Bulls are getting a little pop to start the day, but I still see some issues with certain former momentum darlings in the tech space. I don't know if many have associated F5 Networks (FFIV) with momentum of late, but not too many years back it was a favorite of momentum players. Now, the momentum label has waned and the stock finds itself struggling to become relevant again to traders.
The daily chart is likely to catch bearish momentum traders' eyes. There is a clear breakdown from a bearish head-and-shoulders pattern Friday. The target here is $100 based on the breakdown, which would get downright ugly for FFIV. That would put the stock at a 52-week low, which would then attract more bearish momentum traders. Bearish moves beget more bearish moves.

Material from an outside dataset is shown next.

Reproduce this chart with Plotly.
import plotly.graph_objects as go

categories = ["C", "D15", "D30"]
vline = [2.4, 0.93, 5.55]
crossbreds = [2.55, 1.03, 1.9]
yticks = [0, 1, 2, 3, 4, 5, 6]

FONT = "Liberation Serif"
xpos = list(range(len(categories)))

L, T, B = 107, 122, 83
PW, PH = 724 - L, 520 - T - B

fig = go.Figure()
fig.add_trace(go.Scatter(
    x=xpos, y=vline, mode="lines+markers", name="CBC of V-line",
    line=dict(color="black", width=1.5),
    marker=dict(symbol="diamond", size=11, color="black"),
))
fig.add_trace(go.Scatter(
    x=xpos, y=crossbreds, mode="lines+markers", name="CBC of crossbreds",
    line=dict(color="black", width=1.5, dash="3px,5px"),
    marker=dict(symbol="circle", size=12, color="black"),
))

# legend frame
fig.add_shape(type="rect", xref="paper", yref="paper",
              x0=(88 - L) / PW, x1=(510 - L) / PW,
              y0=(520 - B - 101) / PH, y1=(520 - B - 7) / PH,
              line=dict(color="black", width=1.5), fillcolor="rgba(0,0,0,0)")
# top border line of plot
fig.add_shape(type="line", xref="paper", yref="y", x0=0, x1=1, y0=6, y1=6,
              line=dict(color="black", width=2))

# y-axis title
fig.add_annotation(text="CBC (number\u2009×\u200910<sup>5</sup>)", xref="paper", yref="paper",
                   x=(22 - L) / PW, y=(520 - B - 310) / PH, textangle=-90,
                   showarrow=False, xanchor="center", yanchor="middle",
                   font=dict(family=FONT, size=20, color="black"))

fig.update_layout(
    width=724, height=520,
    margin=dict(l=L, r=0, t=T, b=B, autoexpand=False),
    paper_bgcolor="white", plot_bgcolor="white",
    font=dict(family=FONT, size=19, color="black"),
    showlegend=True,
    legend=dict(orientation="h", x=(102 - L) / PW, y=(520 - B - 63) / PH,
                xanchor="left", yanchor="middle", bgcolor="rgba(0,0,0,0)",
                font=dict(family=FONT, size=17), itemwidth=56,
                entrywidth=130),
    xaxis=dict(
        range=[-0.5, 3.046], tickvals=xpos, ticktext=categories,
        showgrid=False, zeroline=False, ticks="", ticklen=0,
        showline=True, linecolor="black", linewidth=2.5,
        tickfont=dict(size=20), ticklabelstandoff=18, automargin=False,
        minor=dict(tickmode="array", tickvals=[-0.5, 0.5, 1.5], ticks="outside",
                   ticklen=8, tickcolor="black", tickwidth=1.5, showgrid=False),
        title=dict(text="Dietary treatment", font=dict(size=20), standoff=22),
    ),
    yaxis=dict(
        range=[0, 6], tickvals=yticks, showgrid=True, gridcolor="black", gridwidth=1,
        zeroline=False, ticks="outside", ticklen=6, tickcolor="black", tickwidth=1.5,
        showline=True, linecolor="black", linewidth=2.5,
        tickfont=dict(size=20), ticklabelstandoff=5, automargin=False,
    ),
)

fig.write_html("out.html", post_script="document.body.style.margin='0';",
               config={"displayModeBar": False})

One might want to point to the force index or relative strength index (RSI) at a higher low currently, but note that the big drop on Aug. 24 has skewed those lows. They still match with price. Instead, I would focus on the moving average convergence divergence (MACD) and the Chaikan money flow (CMF).
The MACD is worth watching based on the thesis the stock will base and move higher if we there is a bullish cross. The CMF has done a better job accounting for the Aug. 24 drop, so I'd be looking for a bullish divergence in that indicator, not necessary a cross back into the green. Those would be my keys if I wanted to trade a reversal. For now, we look headed lower.

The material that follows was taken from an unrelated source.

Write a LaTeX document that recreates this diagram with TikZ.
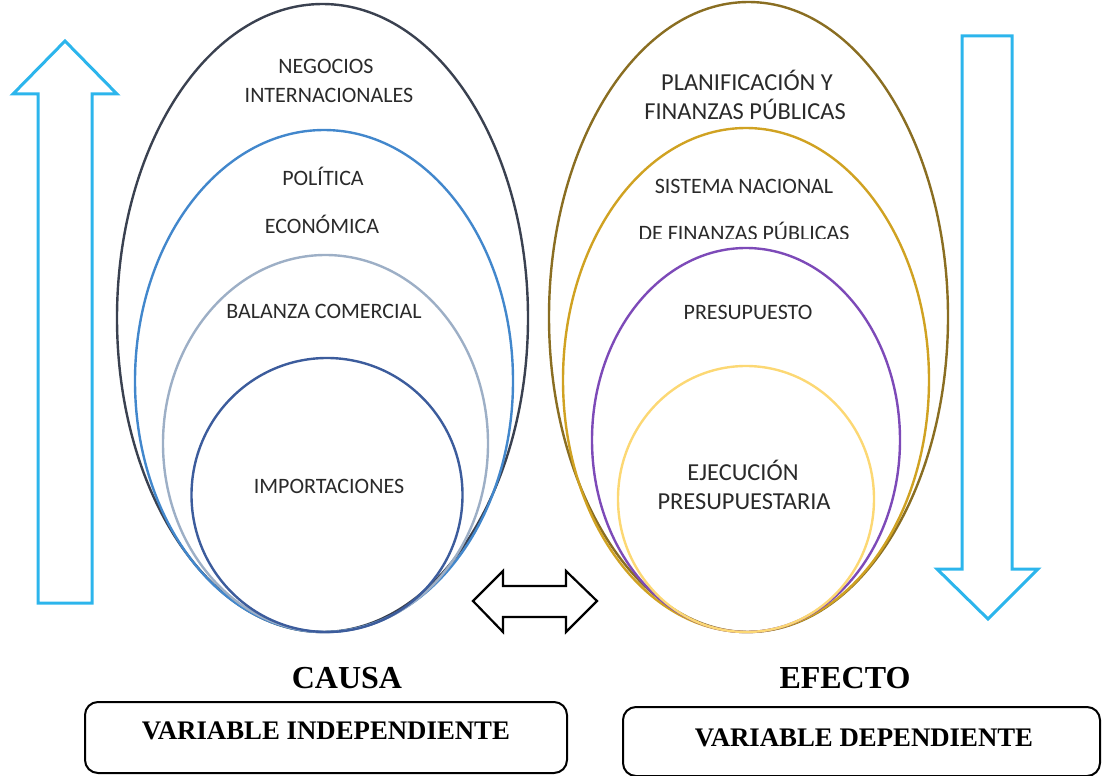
\documentclass[tikz,border=0pt]{standalone}
\usepackage{fontspec}
\setmainfont{Liberation Serif}
\newfontfamily\calib{Carlito}
\definecolor{arrowblue}{HTML}{2CB5EC}
\definecolor{cOuterL}{HTML}{3A4150}
\definecolor{cBlueL}{HTML}{4287CC}
\definecolor{cGrayL}{HTML}{9DAFC6}
\definecolor{cDarkL}{HTML}{3C5C9C}
\definecolor{cOliveR}{HTML}{8A6E22}
\definecolor{cGoldR}{HTML}{D0A222}
\definecolor{cPurpleR}{HTML}{7D4AB8}
\definecolor{cYellowR}{HTML}{FCD874}
\definecolor{txt}{HTML}{2A2A2A}
\tikzset{
  ring/.style={line width=2.4pt},
  lbl/.style={font=\calib\fontsize{22}{24}\selectfont, text=txt, inner sep=0pt, anchor=center},
  lblbig/.style={font=\calib\fontsize{24.4}{27}\selectfont, text=txt, inner sep=0pt, anchor=center},
  bigarrow/.style={draw=arrowblue, line width=3pt, line join=miter},
  dblarrow/.style={draw=black, line width=2.2pt, line join=miter},
  title/.style={font=\bfseries\fontsize{32}{36}\selectfont, inner sep=0pt},
  varbox/.style={draw=black, line width=2pt, rounded corners=13pt},
  vartext/.style={font=\bfseries\fontsize{26.8}{30}\selectfont, inner sep=0pt}
}
\begin{document}
\begin{tikzpicture}[x=1pt,y=-1pt]
\useasboundingbox (0,0) rectangle (1104,776);
% left ellipses
\draw[ring, cOuterL] (322.5,318) ellipse [x radius=205.5, y radius=314];
\draw[ring, cBlueL] (324,381) ellipse [x radius=189, y radius=251];
\draw[ring, cGrayL] (325.5,443.5) ellipse [x radius=162.5, y radius=188.5];
\draw[ring, cDarkL] (327,495) ellipse [x radius=135.5, y radius=137];
% right ellipses
\draw[ring, cOliveR] (748.5,317) ellipse [x radius=199.5, y radius=315];
\draw[ring, cGoldR] (746,380) ellipse [x radius=183, y radius=252];
\draw[ring, cPurpleR] (746,440) ellipse [x radius=154, y radius=192];
\draw[ring, cYellowR] (746,499) ellipse [x radius=128, y radius=133];
% left labels
\node[lbl] (neg1) at (326,66) {NEGOCIOS};
\node[lbl] (neg2) at (329,95) {INTERNACIONALES};
\node[lbl] (pol) at (323,176) {POLÍTICA};
\node[lbl] (eco) at (322,224) {ECONÓMICA};
\node[lbl] (bal) at (324,311) {BALANZA COMERCIAL};
\node[lbl] (imp) at (329,486) {IMPORTACIONES};
% right labels
\node[lblbig] (pla1) at (747,80) {PLANIFICACIÓN Y};
\node[lblbig] (pla2) at (745,109) {FINANZAS PÚBLICAS};
\node[lbl] (sis1) at (744,186) {SISTEMA NACIONAL};
\begin{scope}
\clip (600,200) rectangle (900,238);
\node[lbl] (sis2) at (744,231) {DE FINANZAS PÚBLICAS};
\end{scope}
\node[lbl] (pre) at (748,312) {PRESUPUESTO};
\node[lblbig] (eje1) at (743,470) {EJECUCIÓN};
\node[lblbig] (eje2) at (744,502) {PRESUPUESTARIA};
% up arrow
\draw[bigarrow] (38,603) -- (38,94) -- (13,94) -- (65,41) -- (117,94) -- (92,94) -- (92,603) -- cycle;
% down arrow
\draw[bigarrow] (962,36) -- (1012,36) -- (1012,569) -- (1038,569) -- (988,619) -- (937,569) -- (962,569) -- cycle;
% double arrow
\draw[dblarrow] (473,601) -- (503,571) -- (503,586) -- (566,586) -- (566,571) -- (597,601) -- (566,632) -- (566,617) -- (503,617) -- (503,632) -- cycle;
% titles
\node[title] (causa) at (347,678) {CAUSA};
\node[title] (efecto) at (845,678) {EFECTO};
\draw[varbox] (85,702) rectangle (567,773);
\node[vartext] (vi) at (326,731) {VARIABLE INDEPENDIENTE};
\draw[varbox] (623,707) rectangle (1100,776);
\node[vartext] (vd) at (864,738) {VARIABLE DEPENDIENTE};
\end{tikzpicture}
\end{document}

FFIV can be a name that gaps, so I would stick with puts or put spreads to define my risk.
While the weekly chart doesn't give the same head-and-shoulders pattern, it still gives us a bearish breakdown. FFIV had been trading in an ascending triangle pattern, but lost the support levels last week. A second weekly close below $118 provides bearish confirmation.
We are two weeks into seeing trend, momentum and price averages already supporting the bearish thesis. The RSI, MACD and vortex indicator all went bearish on the rejection of the $135 area double top. We haven't yet seen the eight-week simple moving average (SMA) cross beneath the 21 week SMA, so a bounce this week should buy the bulls time. If I were move conservative, then I'd want to wait until mid-week to get a better feel for where FFIV might close out the week.
In the end, aggressive traders should focus on the daily chart and look toward $120 puts or possibly $115-$105 put spreads expiring in the next one to three months. Realize, though, earnings should hit shortly before Halloween, so that would increase the gap risk. Longer-term focused investors should focus on the weekly chart and get confirmation this week before taking any downside shots.